Crossroads Center was a shopping mall located in Waterloo, Iowa, United States. It was built in 1970 as one of the first malls in Iowa. It has five vacant anchors formerly occupied by Sears, Dillard's, Gordmans, Younkers, and At Home. It is owned by ATI Group. It is located in the heart of a retail hub that includes a 12 screen theater, Best Buy, Super Target (opened 2000), Walmart, Barnes & Noble, and many other national tenants. The mall is located near the interchange of Interstate 380 and U.S. Highway 20.

==History==
Crossroads Center Inc. announced plans for the mall in 1967, along with two other malls of the same name: one in St. Cloud, Minnesota and one in Fort Dodge, Iowa.

The Sears anchor store opened first, on March 24, 1969. The mall itself opened one year later, in March 1970, as both the only two-story mall and the first enclosed mall in Iowa. The JCPenney anchor store opened along with the mall, as did Black's department store. Black's became Donaldson's in 1978 and then Carson Pirie Scott in 1987. The store closed on September 30, 1989.

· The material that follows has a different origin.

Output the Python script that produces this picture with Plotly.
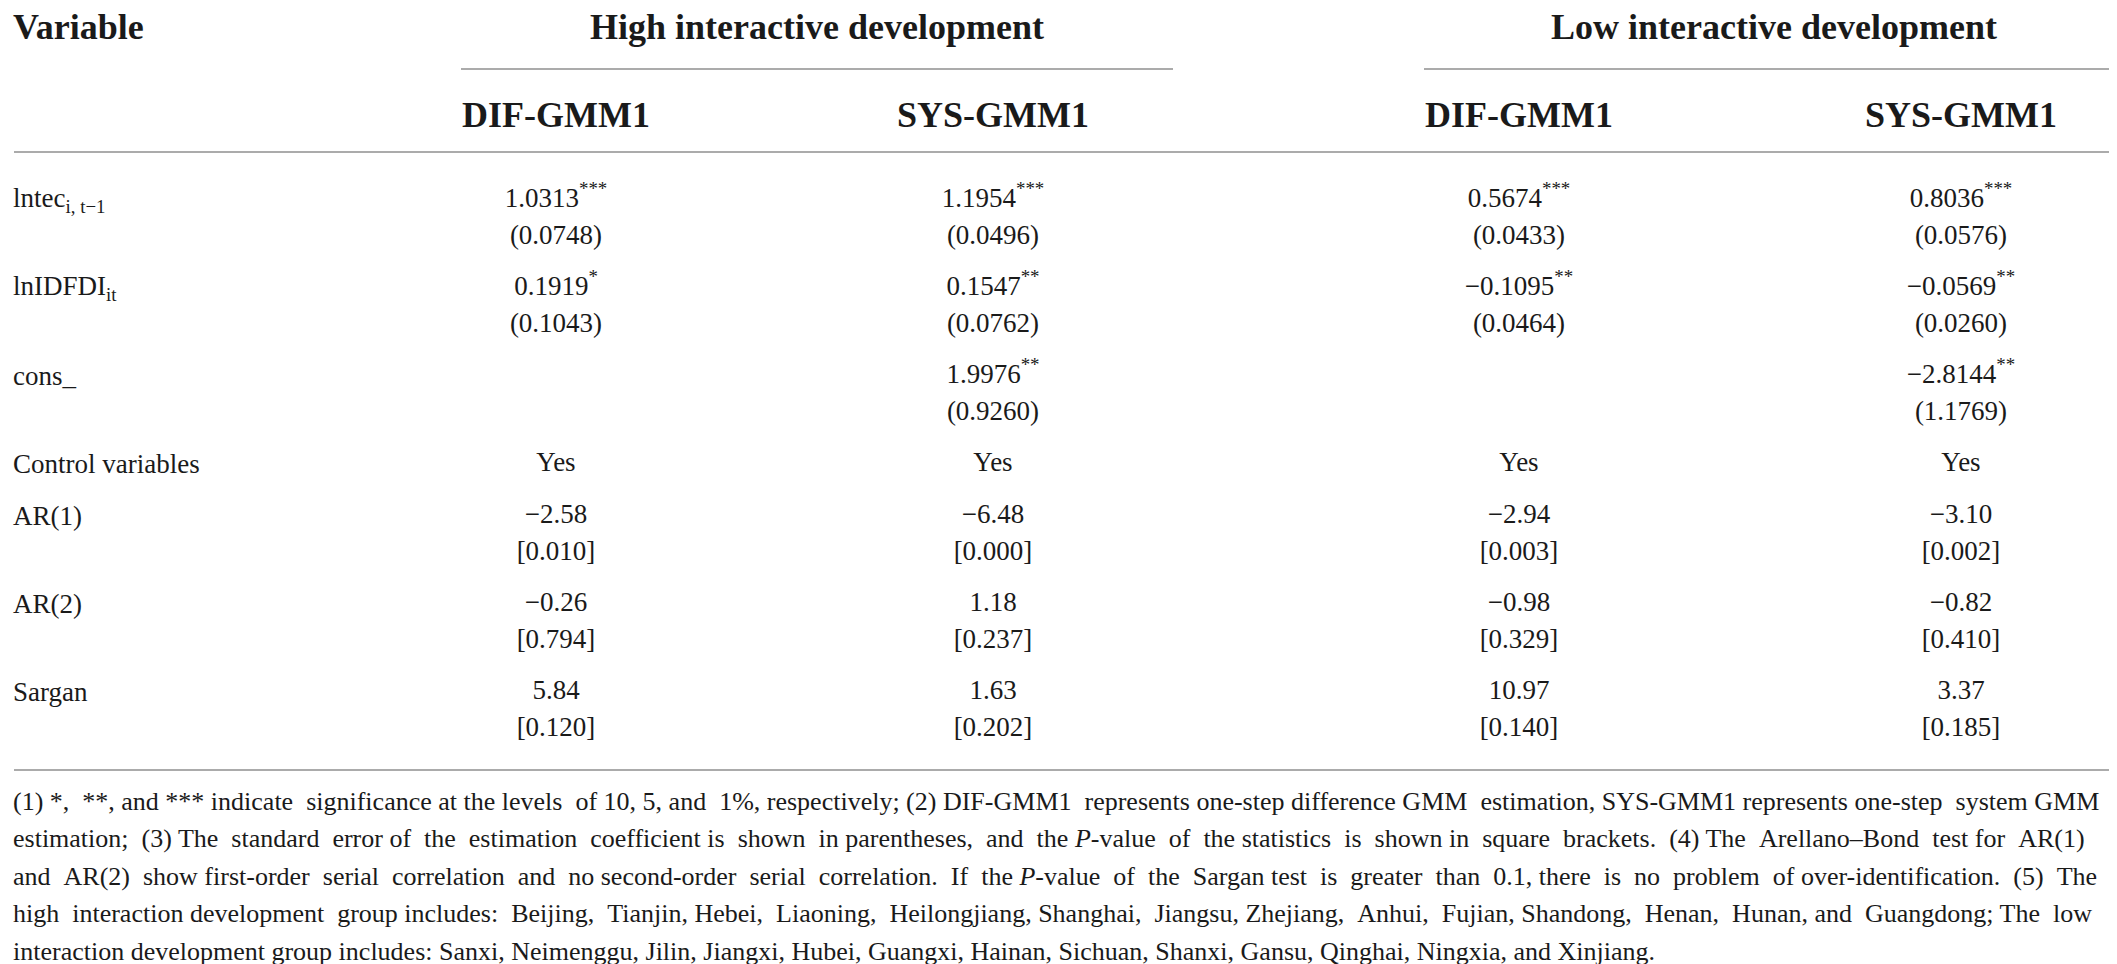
import plotly.graph_objects as go

# 표 데이터
row_labels = ["lntec<sub>i, t−1</sub>", "lnIDFDI<sub>it</sub>", "cons_", "Control variables",
              "AR(1)", "AR(2)", "Sargan"]
group_labels = ["High interactive development", "Low interactive development"]
column_labels = ["DIF-GMM1", "SYS-GMM1", "DIF-GMM1", "SYS-GMM1"]

high_dif_main = ["1.0313***", "0.1919*", "", "Yes", "−2.58", "−0.26", "5.84"]
high_dif_sub = ["(0.0748)", "(0.1043)", "", "", "[0.010]", "[0.794]", "[0.120]"]
high_sys_main = ["1.1954***", "0.1547**", "1.9976**", "Yes", "−6.48", "1.18", "1.63"]
high_sys_sub = ["(0.0496)", "(0.0762)", "(0.9260)", "", "[0.000]", "[0.237]", "[0.202]"]
low_dif_main = ["0.5674***", "−0.1095**", "", "Yes", "−2.94", "−0.98", "10.97"]
low_dif_sub = ["(0.0433)", "(0.0464)", "", "", "[0.003]", "[0.329]", "[0.140]"]
low_sys_main = ["0.8036***", "−0.0569**", "−2.8144**", "Yes", "−3.10", "−0.82", "3.37"]
low_sys_sub = ["(0.0576)", "(0.0260)", "(1.1769)", "", "[0.002]", "[0.410]", "[0.185]"]

footnote_lines = [
    "(1) *, **, and *** indicate significance at the levels of 10, 5, and 1%, respectively; (2) DIF-GMM1 represents one-step difference GMM estimation, SYS-GMM1 represents one-step system GMM",
    "estimation; (3) The standard error of the estimation coefficient is shown in parentheses, and the <i>P</i>-value of the statistics is shown in square brackets. (4) The Arellano–Bond test for AR(1)",
    "and AR(2) show first-order serial correlation and no second-order serial correlation. If the <i>P</i>-value of the Sargan test is greater than 0.1, there is no problem of over-identification. (5) The",
    "high interaction development group includes: Beijing, Tianjin, Hebei, Liaoning, Heilongjiang, Shanghai, Jiangsu, Zhejiang, Anhui, Fujian, Shandong, Henan, Hunan, and Guangdong; The low",
    "interaction development group includes: Sanxi, Neimenggu, Jilin, Jiangxi, Hubei, Guangxi, Hainan, Sichuan, Shanxi, Gansu, Qinghai, Ningxia, and Xinjiang.",
]

columns = [(high_dif_main, high_dif_sub), (high_sys_main, high_sys_sub),
           (low_dif_main, low_dif_sub), (low_sys_main, low_sys_sub)]

# 레이아웃 (픽셀 좌표)
W, H = 2117, 964
FONT = "Liberation Serif"
INK = "#1a1a1a"
RULE = "#8f8f8f"
BODY = 27
HEAD = 36
NOTE = 26
col_x = [548, 985, 1511, 1953]
group_x = [809, 1766]
group_rule = [(453, 1165), (1416, 2117)]
label_x = 3
# 양쪽 정렬 흉내: 줄마다 추가할 공백 수
justify_pad = [7, 20, 23, 13, 0]


def star_sup(s):
    # 유의성 별표를 위첨자로
    base = s.rstrip("*")
    stars = s[len(base):]
    return base + (f"<sup>{stars}</sup>" if stars else "")


def justify(line, extra):
    words = line.split(" ")
    gaps = len(words) - 1
    if extra <= 0 or gaps <= 0:
        return line
    out = words[0]
    given = 0
    for k in range(1, len(words)):
        target = round(extra * k / gaps)
        n = target - given
        given = target
        out += " " + "\u00a0" * n + words[k]
    return out


# 행 위치 계산
row_y = []
y = 192
for i in range(len(row_labels)):
    row_y.append(y)
    has_sub = any(col[1][i] for col in columns)
    y += 88 if has_sub else 52
SUB_DY = 37

fig = go.Figure()

for cx, (main, sub) in zip(col_x, columns):
    for vals, dy, fmt in [(main, 0, star_sup), (sub, SUB_DY, str)]:
        keep = [i for i, v in enumerate(vals) if v]
        fig.add_trace(go.Scatter(x=[cx] * len(keep), y=[row_y[i] + dy for i in keep],
                                 text=[fmt(vals[i]) for i in keep],
                                 mode="text", textposition="middle center",
                                 textfont=dict(family=FONT, size=BODY, color=INK),
                                 hoverinfo="skip", showlegend=False))

annotations = []
# 행 라벨
for lab, ry in zip(row_labels, row_y):
    annotations.append(dict(x=label_x, y=ry, text=lab, xanchor="left", yanchor="middle",
                            showarrow=False, font=dict(family=FONT, size=BODY, color=INK)))
# 헤더
annotations.append(dict(x=label_x, y=19, text="<b>Variable</b>", xanchor="left", yanchor="middle",
                        showarrow=False, font=dict(family=FONT, size=HEAD, color=INK)))
for gx, g in zip(group_x, group_labels):
    annotations.append(dict(x=gx, y=19, text=f"<b>{g}</b>", xanchor="center", yanchor="middle",
                            showarrow=False, font=dict(family=FONT, size=HEAD, color=INK)))
for cx, c in zip(col_x, column_labels):
    annotations.append(dict(x=cx, y=107, text=f"<b>{c}</b>", xanchor="center", yanchor="middle",
                            showarrow=False, font=dict(family=FONT, size=HEAD, color=INK)))
# 각주
for i, line in enumerate(footnote_lines):
    annotations.append(dict(x=label_x, y=793 + i * 37.5, text=justify(line, justify_pad[i]),
                            xanchor="left", yanchor="middle",
                            showarrow=False, font=dict(family=FONT, size=NOTE, color=INK)))

shapes = []
for x0, x1 in group_rule:
    shapes.append(dict(type="line", x0=x0, x1=x1, y0=61, y1=61,
                       line=dict(color=RULE, width=1.7)))
for ly in [144, 762]:
    shapes.append(dict(type="line", x0=6, x1=W, y0=ly, y1=ly,
                       line=dict(color=RULE, width=1.7)))

fig.update_layout(
    width=W, height=H,
    margin=dict(l=0, r=0, t=0, b=0),
    paper_bgcolor="white", plot_bgcolor="white",
    xaxis=dict(range=[0, W], visible=False, fixedrange=True),
    yaxis=dict(range=[H, 0], visible=False, fixedrange=True),
    annotations=annotations,
    shapes=shapes,
    showlegend=False,
)

fig.write_html("out.html")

The upper level of the JCPenney anchor store was converted to a Herberger's anchor store in 1989. In 1991, Sears rented a 57,000 sq ft portion of its anchor store to become a Phar-Mor pharmacy. In 1993, 1/2 Price Store (later renamed Gordmans) took over that space. Herberger's was renamed Younkers in 1997. The mall was renovated in 1997 at a cost of $4 million. At the same time, Dillard's constructed a new 155,000 sq ft anchor store connected to the mall, at a cost of $20 million, rather than leasing space. The Dillard's anchor store opened on August 13, 1997. All 1/2 Price Store locations were renamed Gordmans in 2000.
===Decline, closure and demolition===
On January 8, 2015, it was announced that JCPenney would close, as part of a plan to close 39 locations nationwide. At Home replaced the store in 2016. On January 4, 2018, it was announced that Sears would close, as part of a plan to close 103 stores nationwide. The store closed in April 2018. On April 18, 2018, Younkers parent company, the Bon-Ton, announced they would be completely liquidating and closing all stores including the one at Crossroads. The store closed on August 29, 2018. On May 11, 2020, Gordmans announced that it would be closing as the parent company is also going out of business. Just eight days later, Dillard's announced that this location would close. This left At Home as the only traditional anchor store. On August 2, 2023, it was announced that At Home would be closing by November 2023, which left the mall with no anchors. The mall closed in December 2025 when its last remaining tenant, a pizza restaurant, reached the end of its lease, with demolition beginning in January 2026 to make way for a mixed use retail/housing development.